Forex piyasasında işlem yaparken dikkat çeken ilk detaylardan biri, pariteler arasında ciddi kazanç farklarının bulunmasıdır. Bu farkların arkasında sadece fiyat hareketliliği değil, aynı zamanda işlem hacmi, ekonomik veri akışı, merkez bankalarının para politikaları gibi pek çok etken yer alır. En çok kazandıran parite arayışı da aslında bu karmaşık dinamiklerin ortasında şekillenir. Yatırımcılar sadece geçmişteki kazanç oranlarına değil, aynı zamanda gelecekteki potansiyele de odaklanır. İşte burada da doğru bilgiye sahip olmak önem kazanır.
Bazı pariteler son derece yüksek oynaklık gösterirken, bazıları daha stabil seyir izler. Mesela Amerikan Doları ile Japon Yeni arasındaki ilişki, hem ekonomik krizlerde hem de piyasa çalkantılarında yatırımcıların yönünü çevirdiği bir alan olmuştur. Bu tarz paritelerde kısa süreli fiyat sıçramaları dikkat çekici olabilir. Ancak her yüksek dalgalanma fırsat anlamına gelmez. Bazen az oynayan ama istikrarlı yükseliş gösteren pariteler daha sürdürülebilir kazanç sağlar. Tam da bu noktada, hangi paritenin hangi dönemlerde öne çıktığını görmek gerekir.
Yüksek Kazanç Potansiyeli Sunan Pariteler Hangileridir?
Yıllar içinde yatırımcıların radarına giren bazı pariteler öne çıkmıştır. Örneğin EUR/USD çifti, global piyasalarda en çok işlem gören paritelerin başında gelir. Bunun sebebi sadece yüksek likidite değil, aynı zamanda volatilitenin de zaman zaman ciddi fırsatlar yaratmasıdır. Özellikle Avrupa Merkez Bankası ve Amerikan Merkez Bankası’nın faiz kararları açıklandığında bu parite üzerindeki etkiler çok daha belirgin şekilde hissedilir. Bu tarz dönemlerde doğru analiz yapan yatırımcılar ciddi kazançlar elde edebilir.

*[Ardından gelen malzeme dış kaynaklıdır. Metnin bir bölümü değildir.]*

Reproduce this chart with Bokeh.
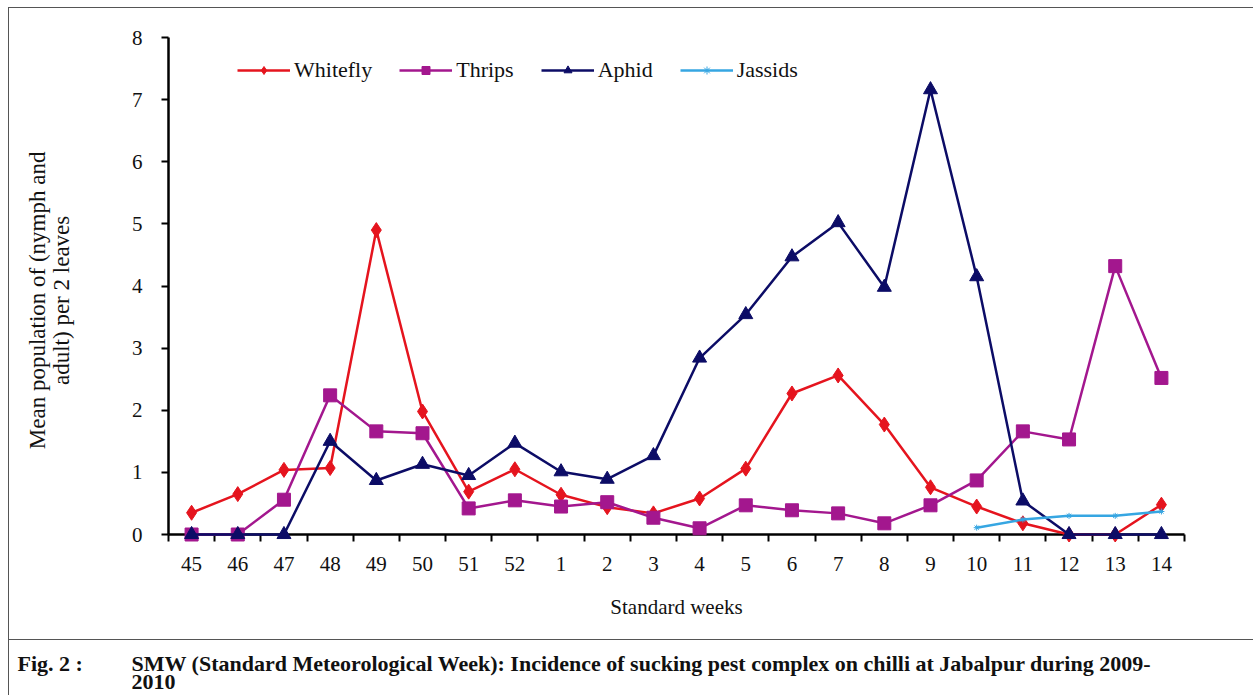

Diğer yandan, daha agresif yatırımcıların tercih ettiği GBP/JPY paritesi oldukça dikkat çeker. Hem İngiliz ekonomisinin zaman zaman ani politika değişiklikleri hem de Japon Yeni’nin güvenli liman etkisi, bu ikilinin birleşiminde sert fiyat hareketlerini beraberinde getirir. Bu hareketlilik kısa sürede büyük kazançlar getirebilir; ama aynı şekilde büyük kayıplar da yaşatabilir. Bu yüzden deneyim seviyesi düşük olanlar için risklidir. Ancak teknik analiz becerisi gelişmiş olanlar bu pariteyle yüksek performans gösterebilir.
Avustralya Doları ile Amerikan Doları arasındaki AUD/USD paritesi de zaman zaman öne çıkar. Özellikle emtia piyasalarının hareketli olduğu dönemlerde, Avustralya ekonomisinin doğal kaynaklara dayalı yapısı bu pariteyi hareketlendirir. Altın ve demir cevheri fiyatlarındaki değişimler, bu paritenin kısa vadede kazançlı olmasına neden olabilir. Ama burada sadece fiyat takibi değil, küresel ekonomik gelişmeleri de yakından izlemek gerekir.
Parite tercihi yapılırken yatırımcının kişisel stratejisi, risk toleransı ve zaman yönetimi büyük önem taşır. Bazıları kısa vadeli işlemlerde anlık kazançları hedeflerken, bazıları haftalık ya da aylık pozisyonlarla daha sabırlı bir yol izler. Bu farklar bile hangi paritenin “kazandıran” olduğu sorusunun cevabını kişiden kişiye değiştirebilir. Örneğin düşük kaldıraçla, sadece trend takip eden biri için USD/CHF gibi daha az oynak pariteler bile kazançlı olabilir.
Veriye ve Deneyime Dayalı Kararlar Nasıl Daha Fazla Kazanç Getirir?
Kazanç odaklı işlem yapanların göz ardı etmemesi gereken bir diğer unsur da teknik analizdir. Parite ne kadar kazandırırsa kazandırsın, yanlış zamanda açılmış bir işlem ciddi zarara yol açabilir. Grafiklerdeki formasyonları okumak, destek ve direnç noktalarını analiz etmek, haber akışlarını fiyatlamalara yedirebilmek bu işin püf noktaları arasında yer alır. Sadece yüksek kazanç potansiyeli sunan pariteyi seçmek yetmez, o paritede ne zaman pozisyon açılacağı da en az o kadar kritiktir.